Material provided

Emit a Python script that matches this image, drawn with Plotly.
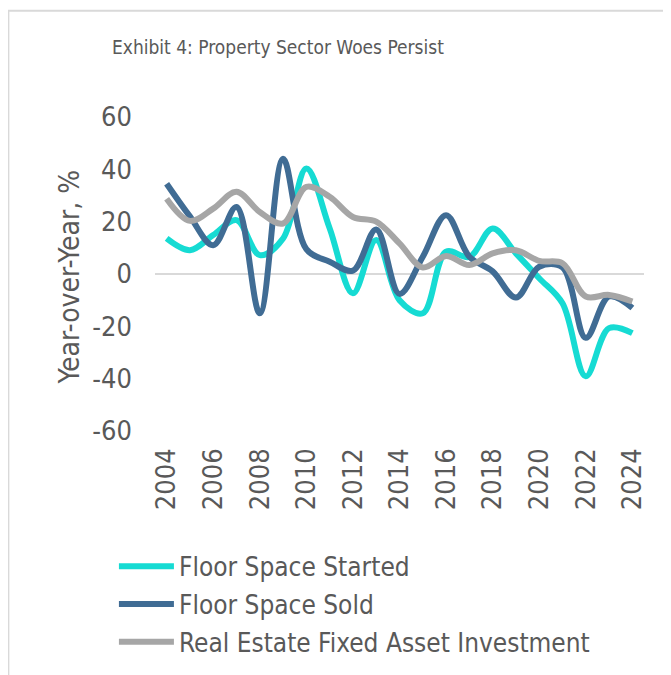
import plotly.graph_objects as go

years = list(range(2004, 2025))
floor_space_started = [13.6, 9.1, 14.9, 20.6, 7.2, 13.6, 40.3, 17.5, -7.4, 13.0, -10.0,
                       -15.0, 8.5, 6.5, 17.4, 7.9, -1.6, -11.2, -39.1, -20.7, -22.6]
floor_space_sold = [34.5, 22.0, 11.0, 25.6, -15.0, 44.0, 9.5, 4.7, 1.3, 17.0, -7.6,
                    6.6, 22.5, 6.6, 1.0, -9.0, 2.8, 2.5, -24.4, -8.6, -13.0]
fixed_asset_inv = [28.8, 20.3, 25.0, 31.4, 23.7, 19.3, 33.3, 29.5, 21.8, 20.0, 11.7,
                   2.5, 6.9, 3.4, 7.9, 9.1, 5.0, 4.1, -8.6, -8.0, -10.5]
y_ticks = [-60, -40, -20, 0, 20, 40, 60]

FONT = 'DejaVu Sans Condensed, DejaVu Sans, sans-serif'
TXT = '#595959'

series = [
    ('Floor Space Started', floor_space_started, '#16dbd3'),
    ('Floor Space Sold', floor_space_sold, '#406c94'),
    ('Real Estate Fixed Asset Investment', fixed_asset_inv, '#a6a6a6'),
]

# page body has an 8px margin, so the figure is a bit smaller than the window
W, H = 663, 667
L, T, R, B = 147.4, 108.5, 27.4, 243.5
pw, ph = W - L - R, H - T - B

fig = go.Figure()
for i, (name, vals, color) in enumerate(series):
    fig.add_trace(go.Scatter(
        x=years, y=vals, name=name, mode='lines',
        line=dict(color=color, width=6, shape='spline', smoothing=1.0),
        legendgroup=str(i),
    ))

fig.update_layout(
    width=W, height=H,
    margin=dict(l=L, r=R, t=T, b=B, autoexpand=False),
    paper_bgcolor='white', plot_bgcolor='white',
    font=dict(family=FONT, color=TXT, size=27),
    title=dict(text='Exhibit 4: Property Sector Woes Persist',
               font=dict(size=19, color=TXT),
               x=104 / W, xanchor='left', xref='container',
               y=1 - 39 / H, yanchor='middle', yref='container'),
    legend=dict(x=-0.084, xanchor='left', y=-0.356, yanchor='top',
                font=dict(size=26, color=TXT), tracegroupgap=1,
                traceorder='grouped', itemwidth=55, bgcolor='rgba(0,0,0,0)'),
    showlegend=True,
)
fig.update_xaxes(range=[2003.5, 2024.5], tick0=2004, dtick=2, tickangle=-90,
                 showgrid=False, zeroline=False, showline=False,
                 ticklabelstandoff=11, automargin=False)
fig.update_yaxes(range=[-60, 60], tickvals=y_ticks,
                 ticktext=[str(v) for v in y_ticks], showgrid=False,
                 zeroline=True, zerolinecolor='#d9d9d9', zerolinewidth=2,
                 showline=False, ticklabelstandoff=22, automargin=False)

fig.add_annotation(text='Year-over-Year, %', textangle=-90,
                   xref='paper', yref='paper', x=(62 - L) / pw, y=0.49,
                   xanchor='center', yanchor='middle',
                   showarrow=False, font=dict(size=28, color=TXT))

# outer frame, only its top and left edges fall inside the picture
fig.add_shape(type='rect', xref='paper', yref='paper',
              x0=(1 - L) / pw, x1=2, y0=-2, y1=(ph + T - 2) / ph,
              line=dict(color='#d9d9d9', width=2), layer='below')

fig.write_html('out.html')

Required work
Make an exact copy of the lines from the top of the material through the line with "import plotly.graph_objects as go", pictures excluded.

Response to the exercise
Emit a Python script that matches this image, drawn with Plotly.
import plotly.graph_objects as go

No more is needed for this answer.